King’s presence puts Democrats in a potentially uncomfortable position, said Nathan Gonzalez of the Rothenberg Political Report. Dill is considered something of a B-list candidate; the stronger Democratic candidates opted not to run when King announced that he was running.

Dill has yet to disprove this characterization. Her last Federal Election Commission report from the end of May showed that she had raised just over $38,000 and had only $9,219 cash on hand. King, by contrast, had raised over $468,795 and had $260,344 cash on hand. As a result, there is little pressure on national Democrats to support her, as she seems to have little chance of winning.

The Democratic Senatorial Campaign Committee has not indicated any plans to get involved in the race. Reached for comment, spokesman Matt Canter said merely, “Although Senate Minority Leader Mitch McConnell has already seemed to wipe his hands with Maine, we continue to work with people in Maine to assess the race.”

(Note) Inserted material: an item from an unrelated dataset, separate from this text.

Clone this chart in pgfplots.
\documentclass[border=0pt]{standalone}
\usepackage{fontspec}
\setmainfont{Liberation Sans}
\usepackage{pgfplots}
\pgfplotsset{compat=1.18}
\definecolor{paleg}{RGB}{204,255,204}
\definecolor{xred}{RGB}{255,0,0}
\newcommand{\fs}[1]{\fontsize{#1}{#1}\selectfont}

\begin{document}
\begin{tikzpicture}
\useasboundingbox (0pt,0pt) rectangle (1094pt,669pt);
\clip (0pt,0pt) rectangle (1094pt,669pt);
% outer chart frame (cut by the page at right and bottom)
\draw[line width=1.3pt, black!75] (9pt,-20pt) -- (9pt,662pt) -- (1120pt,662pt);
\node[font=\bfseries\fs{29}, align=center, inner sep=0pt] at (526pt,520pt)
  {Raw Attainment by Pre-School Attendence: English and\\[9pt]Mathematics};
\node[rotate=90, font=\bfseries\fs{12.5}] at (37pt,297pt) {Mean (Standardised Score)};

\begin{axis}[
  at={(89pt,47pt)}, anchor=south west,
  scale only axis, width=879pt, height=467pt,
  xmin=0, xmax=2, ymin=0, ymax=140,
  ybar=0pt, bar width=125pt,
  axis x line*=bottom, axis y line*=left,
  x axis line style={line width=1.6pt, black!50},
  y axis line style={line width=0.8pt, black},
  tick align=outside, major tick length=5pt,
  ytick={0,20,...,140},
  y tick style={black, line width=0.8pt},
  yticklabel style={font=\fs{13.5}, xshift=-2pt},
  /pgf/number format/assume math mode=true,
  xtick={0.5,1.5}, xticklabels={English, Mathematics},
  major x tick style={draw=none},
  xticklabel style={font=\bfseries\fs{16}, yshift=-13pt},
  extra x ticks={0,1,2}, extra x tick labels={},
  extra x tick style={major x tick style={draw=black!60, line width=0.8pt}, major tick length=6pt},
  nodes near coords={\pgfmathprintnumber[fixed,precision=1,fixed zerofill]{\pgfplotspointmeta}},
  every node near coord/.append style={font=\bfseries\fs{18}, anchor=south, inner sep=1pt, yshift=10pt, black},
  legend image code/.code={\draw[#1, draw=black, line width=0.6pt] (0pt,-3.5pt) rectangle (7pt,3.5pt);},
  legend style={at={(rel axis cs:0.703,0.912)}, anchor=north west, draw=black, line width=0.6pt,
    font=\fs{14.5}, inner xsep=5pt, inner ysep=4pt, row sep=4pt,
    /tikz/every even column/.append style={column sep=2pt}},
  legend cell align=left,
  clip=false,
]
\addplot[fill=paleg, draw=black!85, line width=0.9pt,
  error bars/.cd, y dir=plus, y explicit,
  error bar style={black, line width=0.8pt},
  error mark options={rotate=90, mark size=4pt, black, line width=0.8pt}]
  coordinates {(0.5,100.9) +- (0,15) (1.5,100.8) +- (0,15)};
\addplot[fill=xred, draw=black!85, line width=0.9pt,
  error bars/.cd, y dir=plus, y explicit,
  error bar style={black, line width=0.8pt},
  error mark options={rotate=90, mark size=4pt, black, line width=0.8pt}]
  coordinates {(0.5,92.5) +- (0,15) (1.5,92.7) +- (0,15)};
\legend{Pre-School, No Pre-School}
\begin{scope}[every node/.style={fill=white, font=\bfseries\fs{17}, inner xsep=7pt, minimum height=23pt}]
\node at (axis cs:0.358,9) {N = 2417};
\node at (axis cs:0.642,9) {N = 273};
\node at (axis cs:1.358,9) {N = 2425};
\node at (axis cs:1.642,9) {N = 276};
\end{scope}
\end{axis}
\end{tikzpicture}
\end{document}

But Dill is “feisty,” said Gonzalez, and unlikely to go down without a fight. If she begins to gain traction, Gonzalez warned, Democrats could be put in the position of having to quietly campaign against her, to avoid a split vote between her and King. If they divide the vote, Summers could have an opening to squeak into office by winning a plurality.

Summers was not exactly voted in with a groundswell of support. Just 27 percent of Maine Republicans turned out to vote in the primary, and just 29 percent of them voted for Summers in the six-way primary. According to the Bangor Daily News, he, like Dill, won the nomination by virtue of high name identification (he has run in Maine elections before).

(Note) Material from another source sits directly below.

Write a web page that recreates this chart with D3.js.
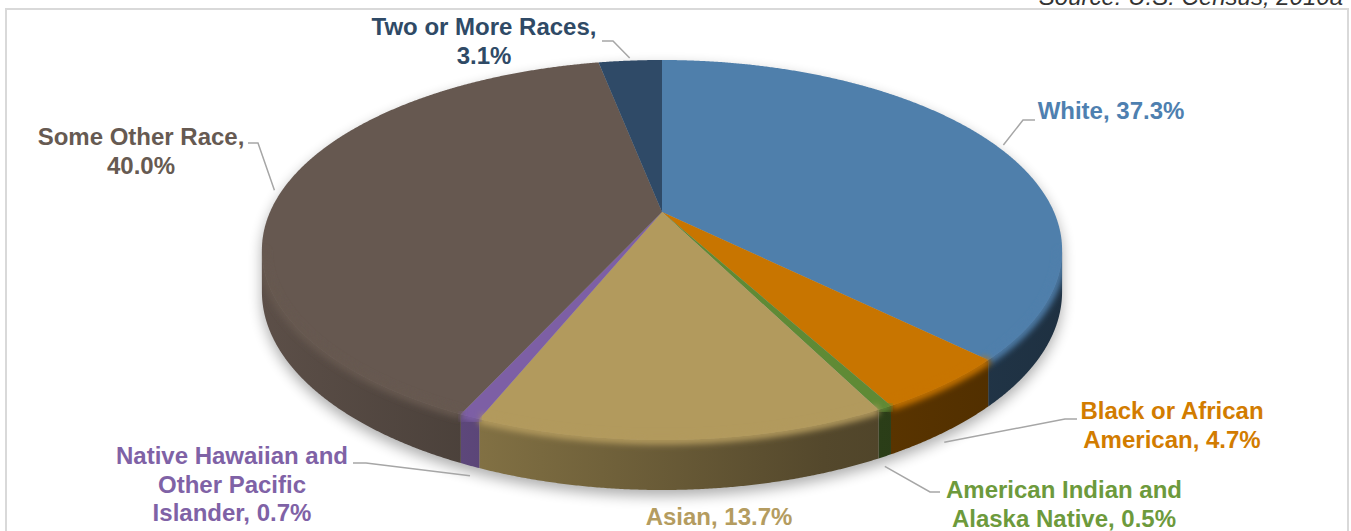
<!DOCTYPE html>
<html>
<head>
<meta charset="utf-8">
<script src="https://cdn.jsdelivr.net/npm/d3@7"></script>
<style>
  html, body { margin: 0; padding: 0; background: #fff; }
  svg { display: block; }
  text { font-family: "Liberation Sans", Arial, sans-serif; }
</style>
</head>
<body>
<svg id="chart" width="1351" height="531"></svg>
<script>
// Race composition, 2010
const categories = [
  "White",
  "Black or African American",
  "American Indian and Alaska Native",
  "Asian",
  "Native Hawaiian and Other Pacific Islander",
  "Some Other Race",
  "Two or More Races"
];
const values = [37.3, 4.7, 0.5, 13.7, 0.7, 40.0, 3.1];

// label text, "{v}" is replaced by the formatted value
const labelLines = [
  ["White, {v}"],
  ["Black or African", "American, {v}"],
  ["American Indian and", "Alaska Native, {v}"],
  ["Asian, {v}"],
  ["Native Hawaiian and", "Other Pacific", "Islander, {v}"],
  ["Some Other Race,", "{v}"],
  ["Two or More Races,", "{v}"]
];
const sourceNote = "Source: U.S. Census, 2010a";

// styling
const sliceColors = ["#4f7fab", "#c87500", "#5f8a35", "#b29a5d", "#7d5fa5", "#665850", "#2f4a67"];
const labelColors = ["#4e80b0", "#d27c00", "#6d9a3c", "#b49c60", "#7f62a6", "#665a52", "#2f4a66"];

// label placement: anchor (centre x, first baseline) and leader start / elbow
const labelLayout = [
  { x: 1111, y: 119, leader: [[1035, 120], [1023, 120]] },
  { x: 1172, y: 419, leader: [[1077, 419], [1065, 419]] },
  { x: 1064, y: 498, leader: [[940, 492], [930, 492]] },
  { x: 719,  y: 525, leader: null },
  { x: 232,  y: 464, leader: [[353, 463], [366, 463]] },
  { x: 141,  y: 145, leader: [[248, 143], [258, 143]] },
  { x: 484,  y: 35,  leader: [[602, 41], [613, 41]] }
];

const svg = d3.select("#chart");
const defs = svg.append("defs");

// frame
svg.append("rect")
  .attr("x", 6).attr("y", 9).attr("width", 1342).attr("height", 600)
  .attr("fill", "none").attr("stroke", "#d9d9d9").attr("stroke-width", 2);

svg.append("text")
  .attr("x", 1343).attr("y", 5)
  .attr("text-anchor", "end")
  .attr("font-size", 24).attr("font-style", "italic")
  .attr("fill", "#333")
  .text(sourceNote);

// perspective disc geometry
const cx = 662, cy = 212;
const A = 392, B = 182.4, K = 0.2, H = 40;

function proj(t, r = 1) {
  const X = r * Math.sin(t), Z = r * Math.cos(t);
  const w = 1 + K * Z;
  return [cx + A * X / w, cy - B * Z / w];
}
function projBottom(t) {
  const p = proj(t);
  const w = 1 + K * Math.cos(t);
  return [p[0], p[1] + H / w];
}
function sample(t0, t1, fn) {
  const step = Math.PI / 720;
  const n = Math.max(2, Math.ceil(Math.abs(t1 - t0) / step));
  const pts = [];
  for (let i = 0; i <= n; i++) pts.push(fn(t0 + (t1 - t0) * i / n));
  return pts;
}
const line = d3.line();

const pie = d3.pie().sort(null).value(d => d)(values);
const sAng1 = Math.acos(-K);             // right silhouette
const sAng2 = 2 * Math.PI - Math.acos(-K); // left silhouette

// silhouette of the whole disc
const silPts = sample(sAng2, sAng1 + 2 * Math.PI, t => proj(t))
  .concat(sample(sAng1, sAng2, projBottom));
const silPath = line(silPts) + "Z";

defs.append("clipPath").attr("id", "disc").append("path").attr("d", silPath);

const blurShadow = defs.append("filter").attr("id", "shadowBlur")
  .attr("x", "-10%").attr("y", "-10%").attr("width", "120%").attr("height", "130%");
blurShadow.append("feGaussianBlur").attr("stdDeviation", 7);

const blurEdge = defs.append("filter").attr("id", "edgeBlur")
  .attr("x", "-10%").attr("y", "-50%").attr("width", "120%").attr("height", "200%");
blurEdge.append("feGaussianBlur").attr("stdDeviation", 3);

// drop shadow
svg.append("path")
  .attr("d", silPath)
  .attr("transform", "translate(0,6)")
  .attr("fill", "#000").attr("opacity", 0.32)
  .attr("filter", "url(#shadowBlur)");

const gPie = svg.append("g");

// side gradients (lit from the left)
const shade = [[0, 0.9], [0.35, 0.68], [0.7, 0.47], [1, 0.38]];
pie.forEach((d, i) => {
  const c = d3.rgb(sliceColors[i]);
  const g = defs.append("linearGradient").attr("id", "side" + i)
    .attr("gradientUnits", "userSpaceOnUse")
    .attr("x1", cx - A * 1.03).attr("x2", cx + A * 1.03)
    .attr("y1", 0).attr("y2", 0);
  shade.forEach(([o, f]) => {
    g.append("stop").attr("offset", o)
      .attr("stop-color", d3.rgb(c.r * f, c.g * f, c.b * f).formatHex());
  });
});

// front walls
pie.forEach((d, i) => {
  const t0 = Math.max(d.startAngle, sAng1);
  const t1 = Math.min(d.endAngle, sAng2);
  if (t1 <= t0) return;
  const pts = sample(t0, t1, t => proj(t)).concat(sample(t1, t0, projBottom));
  gPie.append("path").attr("d", line(pts) + "Z")
    .attr("fill", `url(#side${i})`);
});

// top faces
pie.forEach((d, i) => {
  const pts = [[cx, cy]].concat(sample(d.startAngle, d.endAngle, t => proj(t)));
  gPie.append("path").attr("d", line(pts) + "Z")
    .attr("fill", sliceColors[i]);
});

// rounded rim between top and wall
const gRim = svg.append("g").attr("clip-path", "url(#disc)");
pie.forEach((d, i) => {
  const t0 = Math.max(d.startAngle, sAng1);
  const t1 = Math.min(d.endAngle, sAng2);
  if (t1 <= t0) return;
  gRim.append("path")
    .attr("d", line(sample(t0, t1, t => proj(t))))
    .attr("fill", "none")
    .attr("stroke", sliceColors[i])
    .attr("stroke-width", 9)
    .attr("filter", "url(#edgeBlur)");
});

// labels and leaders
const fmt = d3.format(".1f");
pie.forEach((d, i) => {
  const lay = labelLayout[i];
  const mid = (d.startAngle + d.endAngle) / 2;
  if (lay.leader) {
    let end;
    if (mid > sAng1 && mid < sAng2) {
      const b = projBottom(mid);
      end = [b[0], b[1] + 10];
    } else {
      end = proj(mid, 1.02);
    }
    svg.append("path")
      .attr("d", line([lay.leader[0], lay.leader[1], end]))
      .attr("fill", "none").attr("stroke", "#a6a6a6").attr("stroke-width", 1.5);
  }
  const txt = svg.append("text")
    .attr("text-anchor", "middle")
    .attr("font-size", 24).attr("font-weight", "bold")
    .attr("fill", labelColors[i]);
  labelLines[i].forEach((s, j) => {
    txt.append("tspan")
      .attr("x", lay.x).attr("y", lay.y + j * 28.5)
      .text(s.replace("{v}", fmt(d.data) + "%"));
  });
});
</script>
</body>
</html>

Another corkscrew in this race is the presence of Woods, the second independent candidate on the ballot. In a press release Wednesday, Woods announced that he would not play the “spoiler” in November if it became clear that he had no chance of winning. He promised to pull out of the race a week before the election if public, non-partisan polling found him losing to King by 10 or more points. He asked King to make the same promise, should the polls find things to be the other way around. He made the endorsement in advance, however, calling King “smart, honest, moral, articulate, charismatic, funny, warm, thoughtful and more politically astute than Bill Clinton and Ronald Reagan combined.”

He explained in the press release that he was making the endorsement now because he did not feel that endorsements that came after long bitter campaigns and vicious attack on the opponent, like Newt Gingrich’s endorsement of Mitt Romney, could really be perceived as sincere.